Victorian Premier Daniel Andrews has hit back amid finger-pointing between the state’s top cop and chief health officer over who suggested the controversial curfew.
Speaking to reporters on Thursday, Mr Andrews again dodged questions over exactly who came up with the idea – but said he rejected the notion that “the only decisions the government can ever make about any matter are those that have been advised by the chief health officer”.
“The government reserves the right to make decisions to operationalise advice from the chief health officer,” he said.
“The notion that the government can’t do anything whatsoever unless the chief health officer provides it in detailed advice, that doesn’t make any sense.”
It comes after Police Commissioner Shane Patton told ABC Melbourne radio host Virginia Trioli this morning that it was Brett Sutton’s decision to implement the curfew, despite Prof Sutton saying otherwise on Tuesday.
“Decisions are made by groups of people,” Mr Andrews said.
“And I can’t necessarily pinpoint for you the exact individual and the exact moment that it was suggested that we put a curfew on. What I’m saying to you is, anyone who’s displeased with that or doesn’t think that’s a proportionate measure, well, that’s a decision that I’ve made.”

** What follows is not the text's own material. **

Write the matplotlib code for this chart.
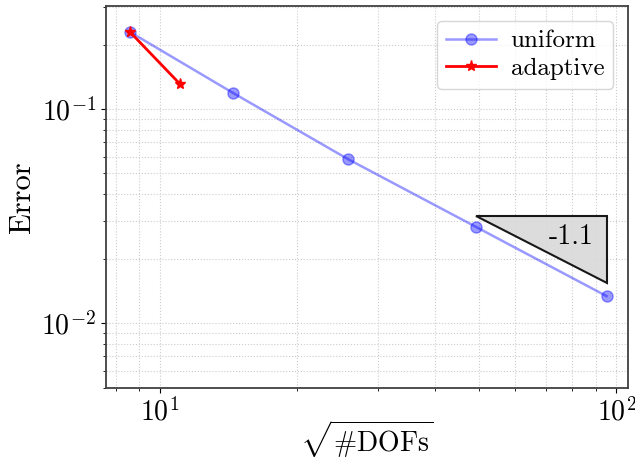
import numpy as np
from matplotlib import pyplot as plt

plt.rcParams['font.family'] = 'serif'
plt.rcParams['font.serif'] = ['cmr10']
plt.rcParams['mathtext.fontset'] = 'cm'
plt.rcParams['axes.formatter.use_mathtext'] = True

# data
dofs_uniform = [8.6, 14.45, 25.8, 49.3, 95.1]
err_uniform = [0.229, 0.119, 0.0584, 0.0281, 0.01337]
dofs_adaptive = [8.6, 11.06]
err_adaptive = [0.229, 0.131]
slope = -1.1

fig = plt.figure(figsize=(6.35, 4.62), dpi=100)
ax = fig.add_axes([0.167, 0.160, 0.822, 0.827])

ax.loglog(dofs_uniform, err_uniform, color='blue', alpha=0.4, marker='o',
          markersize=8, linewidth=1.8, label='uniform')
ax.loglog(dofs_adaptive, err_adaptive, color='red', marker='*',
          markersize=8, linewidth=2, label='adaptive')

# slope triangle above the last segment
x0, x1 = dofs_uniform[-2], dofs_uniform[-1]
y0 = err_uniform[-2] * 1.125
y1 = y0 * (x1 / x0) ** slope
ax.fill([x0, x1, x1], [y0, y0, y1], facecolor='0.85', edgecolor='black',
        linewidth=1.5, alpha=0.9, zorder=3)
ax.text(np.sqrt(x0 * x1) * 1.16, y0 * 0.8, str(slope), fontsize=20,
        ha='center', va='center', zorder=4)

ax.set_xlim(7.62, 106)
ax.set_ylim(0.00497, 0.303)
ax.grid(True, which='both', linestyle=':', color='0.8', linewidth=0.8)
for s in ax.spines.values():
    s.set_linewidth(1.3)
    s.set_color('0.25')
ax.tick_params(labelsize=20)
ax.set_xlabel(r'$\sqrt{\#\mathrm{DOFs}}$', fontsize=20, labelpad=-6)
ax.set_ylabel('Error', fontsize=22)
ax.legend(loc='upper right', fontsize=18, borderaxespad=0.6,
          handletextpad=0.6, borderpad=0.35, labelspacing=0.2)

plt.savefig('out.png', dpi=100)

At one point during the combative press conference, a journalist asked, “Premier, can you see how members of the public, though, would see this? That, hey, Brett Sutton has said this, but you’re now saying this – how can we trust you and follow the rules?”
Mr Andrews replied, “What I’d say is that we’ve got a clear strategy, numbers are falling, the strategy is working, limiting movement is a critically important part of that, and our approach to that will not be changing.”
The Premier appeared dismissive of the impact of the curfew.
He said even if it were removed tonight, “the only change would be potentially that you could jog at 11pm, you could maybe go shopping at 11pm tonight if the supermarket were open”.
“That’s not been the case. Supermarkets, whether there was a curfew or not, have limited their trading hours. That’s a decision for them. But ultimately having the curfew simply makes the difficult and critically important job of Victoria Police ... much easier.”
Mr Andrews said there were only a small number of “lawful” reasons to leave home anyway.
“That can only happen within curfew hours,” he said.
“So that means going to the supermarket at 8.30pm or 10.30pm or 2am, that’s not an option. So that’s a down side. You wouldn’t be able to go for a jog at 8.30pm, 9.30pm, 10.30pm, midnight. OK, that’s also a down side.”
But Mr Andrews said the down side of “not being able to do those two things in the dead of night is far outweighed, in my judgement, by the fact that we are seeing case numbers fall”.
He added, “The term ‘curfew’ is rather loaded but at the end of the day, it is effective.”